The Wolverines were sparked by a young player of their own that year, in point guard Zavier Simpson. Simpson, now a senior, will likely be Baker’s primary responsibility on Saturday.

“He’s one of the better leaders in the Big Ten,” Baker said of Simpson. “You can just tell that guys really trust him to make plays for himself and for others … he’s a veteran, it’s going to be a big challenge.”

Baker and Simpson also come into the game off of contrasting conditions. Baker will be one week removed from delivering a game-winning 3-point shot against Nebraska last Saturday. Simpson was suspended for Michigan’s most recent game against the Cornhuskers, due to an undisclosed violation.

However, both of those circumstances will be overshadowed by the gravity of Saturday’s game. It will be a crucial turning point for both teams, with one looking to keep pushing the boundaries on history and bury its once-lowly reputation. The other will be looking to rekindle a winning aura at the sight of its greatest recent heights, and maintain its dominance over a team they have never lost to, despite the reversal in circumstance. 

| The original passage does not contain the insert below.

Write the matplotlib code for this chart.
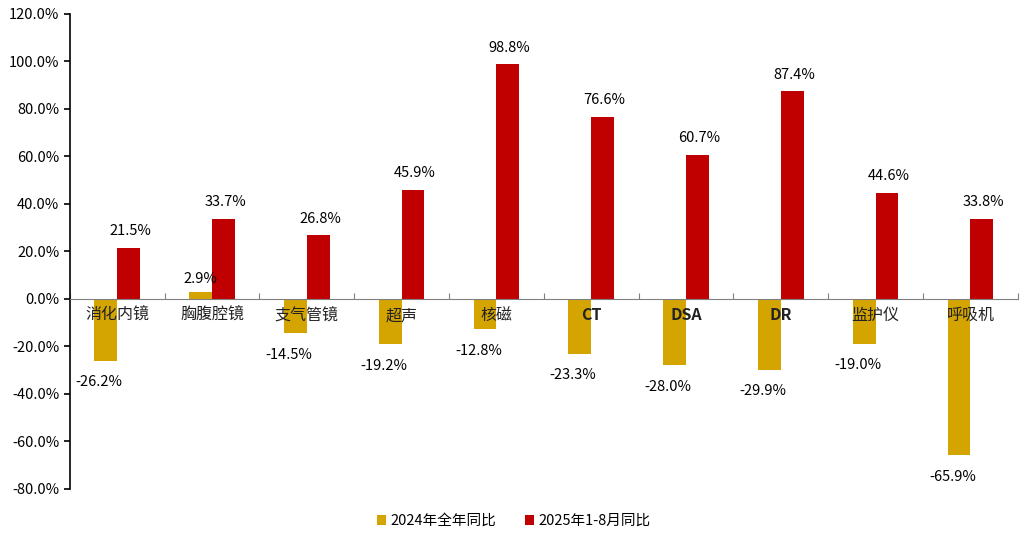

The result can either bolster or undermine the Knight’s NCAA Tournament resume. Rutgers, as the official away team, takes a 1-5 road record into the Garden. The Knights still have to play No. 15 Maryland and No. 24 Penn State in their home arenas. Facing a tenth-place Michigan team only 39 miles away from Piscataway might be Pikiell’s best chance at a statement win on the road for the rest of the regular season. 

“We’ve had a lot of new firsts this year,” Pikiell said. “We were picked twelfth in the league … twelfth is not where you want to be picked. We have a lot to prove.”